Identify the lines containing the word "that". Copy each one.

* START *

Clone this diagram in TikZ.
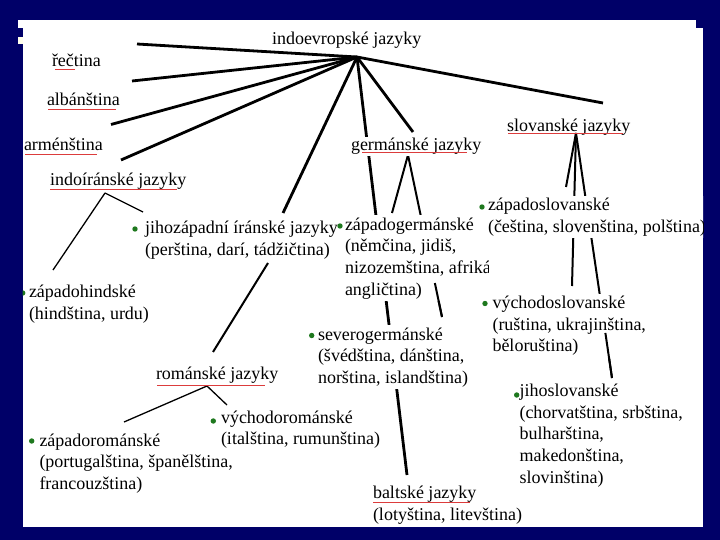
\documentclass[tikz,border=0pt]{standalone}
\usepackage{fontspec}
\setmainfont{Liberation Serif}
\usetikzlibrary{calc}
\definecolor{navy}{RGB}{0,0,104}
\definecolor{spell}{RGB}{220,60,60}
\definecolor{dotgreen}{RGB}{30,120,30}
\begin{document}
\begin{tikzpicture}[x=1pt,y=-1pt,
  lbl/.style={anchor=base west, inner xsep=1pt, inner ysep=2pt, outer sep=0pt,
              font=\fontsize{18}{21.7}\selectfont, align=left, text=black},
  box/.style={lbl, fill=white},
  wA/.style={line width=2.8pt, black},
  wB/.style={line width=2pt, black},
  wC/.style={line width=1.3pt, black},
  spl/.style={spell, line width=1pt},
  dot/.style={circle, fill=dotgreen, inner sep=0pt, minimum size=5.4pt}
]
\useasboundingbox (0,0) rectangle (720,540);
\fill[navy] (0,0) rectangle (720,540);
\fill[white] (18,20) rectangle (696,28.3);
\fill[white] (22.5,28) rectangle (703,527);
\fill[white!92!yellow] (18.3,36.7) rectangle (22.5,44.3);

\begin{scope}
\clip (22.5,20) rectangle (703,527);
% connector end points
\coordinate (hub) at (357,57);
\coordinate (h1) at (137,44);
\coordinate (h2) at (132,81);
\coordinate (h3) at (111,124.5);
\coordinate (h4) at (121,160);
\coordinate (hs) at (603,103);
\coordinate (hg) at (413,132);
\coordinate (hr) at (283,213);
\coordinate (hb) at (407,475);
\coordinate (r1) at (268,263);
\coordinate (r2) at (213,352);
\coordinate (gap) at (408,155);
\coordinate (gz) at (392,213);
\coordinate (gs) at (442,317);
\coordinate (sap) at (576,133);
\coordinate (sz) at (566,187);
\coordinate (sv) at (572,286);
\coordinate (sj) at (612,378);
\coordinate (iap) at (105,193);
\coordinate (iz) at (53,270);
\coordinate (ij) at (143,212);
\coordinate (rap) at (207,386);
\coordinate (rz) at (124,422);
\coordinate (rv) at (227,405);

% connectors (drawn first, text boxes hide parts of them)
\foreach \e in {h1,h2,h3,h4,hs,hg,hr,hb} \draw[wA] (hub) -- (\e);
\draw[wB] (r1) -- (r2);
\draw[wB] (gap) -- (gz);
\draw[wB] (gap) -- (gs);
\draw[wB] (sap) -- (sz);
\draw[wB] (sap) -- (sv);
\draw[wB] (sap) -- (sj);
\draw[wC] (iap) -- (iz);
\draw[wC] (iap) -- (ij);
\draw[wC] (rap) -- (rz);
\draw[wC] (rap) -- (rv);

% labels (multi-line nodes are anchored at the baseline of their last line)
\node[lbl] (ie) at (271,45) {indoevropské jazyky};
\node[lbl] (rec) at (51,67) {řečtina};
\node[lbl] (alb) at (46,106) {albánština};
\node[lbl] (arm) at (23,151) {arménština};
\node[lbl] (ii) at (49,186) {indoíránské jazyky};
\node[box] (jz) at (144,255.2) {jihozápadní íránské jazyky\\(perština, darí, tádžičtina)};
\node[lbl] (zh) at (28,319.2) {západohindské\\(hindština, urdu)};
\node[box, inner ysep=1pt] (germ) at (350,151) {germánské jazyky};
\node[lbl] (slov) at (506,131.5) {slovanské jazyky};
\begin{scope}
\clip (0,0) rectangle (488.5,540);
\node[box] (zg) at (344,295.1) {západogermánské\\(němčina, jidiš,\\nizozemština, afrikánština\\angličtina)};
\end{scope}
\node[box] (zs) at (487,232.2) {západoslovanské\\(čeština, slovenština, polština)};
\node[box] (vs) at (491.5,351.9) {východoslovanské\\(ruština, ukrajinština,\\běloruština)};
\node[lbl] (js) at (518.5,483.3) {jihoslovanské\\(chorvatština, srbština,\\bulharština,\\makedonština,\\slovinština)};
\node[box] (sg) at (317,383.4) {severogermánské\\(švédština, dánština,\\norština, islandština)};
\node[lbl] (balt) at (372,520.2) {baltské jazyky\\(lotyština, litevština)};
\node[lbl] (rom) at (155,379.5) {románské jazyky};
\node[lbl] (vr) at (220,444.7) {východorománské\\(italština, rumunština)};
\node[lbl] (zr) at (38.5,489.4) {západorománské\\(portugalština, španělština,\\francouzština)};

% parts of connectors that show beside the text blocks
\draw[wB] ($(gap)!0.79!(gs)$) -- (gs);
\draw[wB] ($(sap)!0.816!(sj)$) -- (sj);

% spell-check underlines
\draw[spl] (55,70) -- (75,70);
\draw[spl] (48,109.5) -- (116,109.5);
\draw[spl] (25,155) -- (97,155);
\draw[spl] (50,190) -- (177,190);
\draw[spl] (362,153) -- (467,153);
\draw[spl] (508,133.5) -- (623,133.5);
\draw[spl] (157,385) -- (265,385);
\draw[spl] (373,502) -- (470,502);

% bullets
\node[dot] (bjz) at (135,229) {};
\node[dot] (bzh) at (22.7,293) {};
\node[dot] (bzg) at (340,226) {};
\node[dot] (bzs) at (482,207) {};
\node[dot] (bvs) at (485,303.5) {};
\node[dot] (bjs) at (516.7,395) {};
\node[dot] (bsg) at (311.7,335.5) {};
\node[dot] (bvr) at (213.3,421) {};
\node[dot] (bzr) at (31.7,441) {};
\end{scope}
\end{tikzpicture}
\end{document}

* END *
* START *

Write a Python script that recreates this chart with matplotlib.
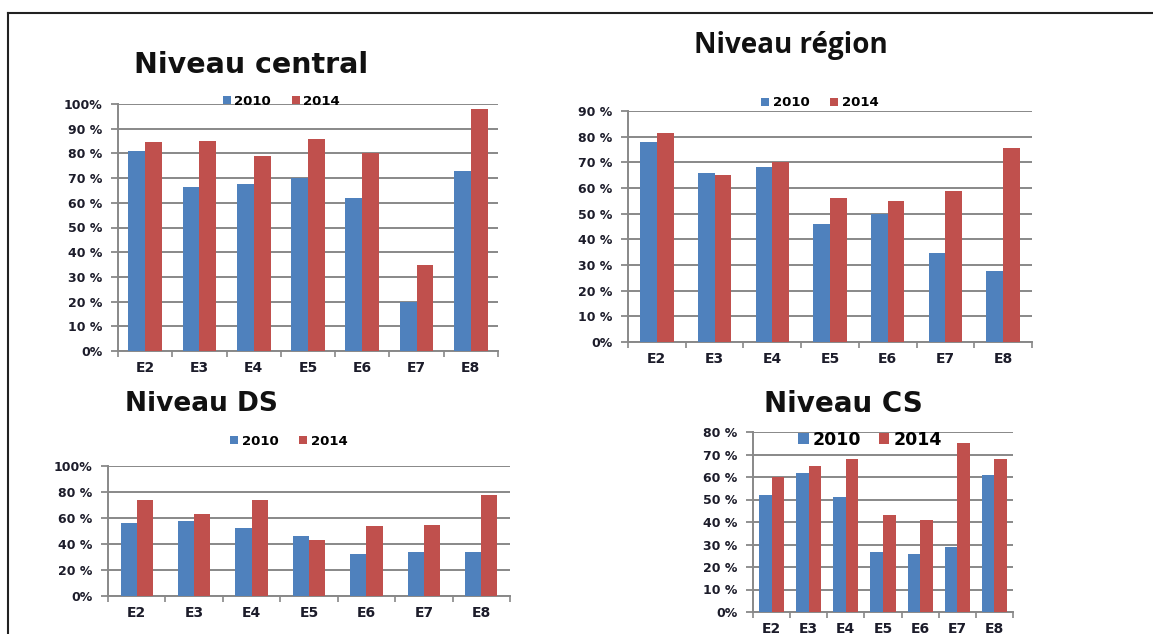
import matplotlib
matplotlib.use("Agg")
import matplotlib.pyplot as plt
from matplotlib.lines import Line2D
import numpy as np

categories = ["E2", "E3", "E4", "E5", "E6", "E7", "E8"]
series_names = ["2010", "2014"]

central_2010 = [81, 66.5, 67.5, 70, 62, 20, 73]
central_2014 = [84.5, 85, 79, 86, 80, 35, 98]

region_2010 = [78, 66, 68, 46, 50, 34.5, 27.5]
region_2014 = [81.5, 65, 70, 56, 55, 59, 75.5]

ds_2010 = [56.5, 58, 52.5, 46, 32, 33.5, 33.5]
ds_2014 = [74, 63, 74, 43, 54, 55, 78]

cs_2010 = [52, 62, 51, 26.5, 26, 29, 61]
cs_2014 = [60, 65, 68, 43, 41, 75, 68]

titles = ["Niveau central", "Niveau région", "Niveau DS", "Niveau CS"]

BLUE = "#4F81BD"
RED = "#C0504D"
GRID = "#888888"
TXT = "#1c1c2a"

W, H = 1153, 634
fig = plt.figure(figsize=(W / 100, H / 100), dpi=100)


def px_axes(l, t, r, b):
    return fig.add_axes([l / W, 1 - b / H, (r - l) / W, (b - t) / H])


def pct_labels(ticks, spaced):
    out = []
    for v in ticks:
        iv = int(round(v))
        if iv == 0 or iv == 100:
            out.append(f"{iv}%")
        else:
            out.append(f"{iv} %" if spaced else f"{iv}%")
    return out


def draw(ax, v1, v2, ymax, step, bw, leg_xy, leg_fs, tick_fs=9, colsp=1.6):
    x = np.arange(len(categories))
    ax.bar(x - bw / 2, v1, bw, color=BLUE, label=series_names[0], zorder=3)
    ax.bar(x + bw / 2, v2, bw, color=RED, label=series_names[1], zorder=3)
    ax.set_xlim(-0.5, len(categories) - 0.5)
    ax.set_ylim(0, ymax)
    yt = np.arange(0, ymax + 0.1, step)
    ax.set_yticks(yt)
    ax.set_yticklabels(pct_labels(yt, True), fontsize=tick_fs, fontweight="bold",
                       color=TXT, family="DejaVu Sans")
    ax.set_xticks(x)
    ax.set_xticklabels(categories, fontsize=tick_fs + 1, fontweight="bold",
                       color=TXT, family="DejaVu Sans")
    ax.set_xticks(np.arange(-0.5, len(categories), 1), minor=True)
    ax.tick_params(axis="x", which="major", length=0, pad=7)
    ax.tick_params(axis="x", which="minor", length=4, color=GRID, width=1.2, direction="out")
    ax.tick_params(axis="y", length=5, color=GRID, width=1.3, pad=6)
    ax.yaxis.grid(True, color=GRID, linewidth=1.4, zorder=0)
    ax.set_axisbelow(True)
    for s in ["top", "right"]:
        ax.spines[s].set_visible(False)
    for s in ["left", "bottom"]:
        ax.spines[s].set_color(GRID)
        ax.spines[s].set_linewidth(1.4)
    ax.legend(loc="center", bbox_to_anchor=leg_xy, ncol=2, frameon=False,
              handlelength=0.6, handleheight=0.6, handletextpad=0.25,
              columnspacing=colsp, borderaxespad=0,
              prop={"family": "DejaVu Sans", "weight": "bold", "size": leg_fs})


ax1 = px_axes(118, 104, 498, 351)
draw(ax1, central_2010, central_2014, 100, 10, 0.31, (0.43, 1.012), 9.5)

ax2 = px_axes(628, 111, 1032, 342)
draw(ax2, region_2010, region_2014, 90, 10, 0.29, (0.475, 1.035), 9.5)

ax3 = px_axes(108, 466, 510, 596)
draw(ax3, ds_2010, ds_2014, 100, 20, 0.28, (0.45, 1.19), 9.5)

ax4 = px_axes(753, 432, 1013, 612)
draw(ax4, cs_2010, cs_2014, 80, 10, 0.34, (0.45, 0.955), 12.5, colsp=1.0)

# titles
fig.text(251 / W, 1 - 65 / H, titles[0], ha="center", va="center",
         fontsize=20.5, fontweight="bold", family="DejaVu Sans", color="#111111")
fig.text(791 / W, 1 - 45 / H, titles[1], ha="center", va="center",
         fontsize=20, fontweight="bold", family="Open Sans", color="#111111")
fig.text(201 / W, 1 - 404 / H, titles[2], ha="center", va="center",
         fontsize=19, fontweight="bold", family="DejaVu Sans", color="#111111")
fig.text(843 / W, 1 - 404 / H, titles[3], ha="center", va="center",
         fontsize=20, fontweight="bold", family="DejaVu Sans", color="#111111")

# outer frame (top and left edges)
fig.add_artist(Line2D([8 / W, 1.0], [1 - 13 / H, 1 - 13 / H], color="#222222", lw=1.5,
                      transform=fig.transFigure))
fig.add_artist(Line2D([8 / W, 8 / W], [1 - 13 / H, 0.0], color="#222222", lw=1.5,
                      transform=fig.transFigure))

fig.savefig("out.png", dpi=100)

* END *

# THE RESPONSE
% parts of connectors that show beside the text blocks
Write a Python script that recreates this chart with matplotlib.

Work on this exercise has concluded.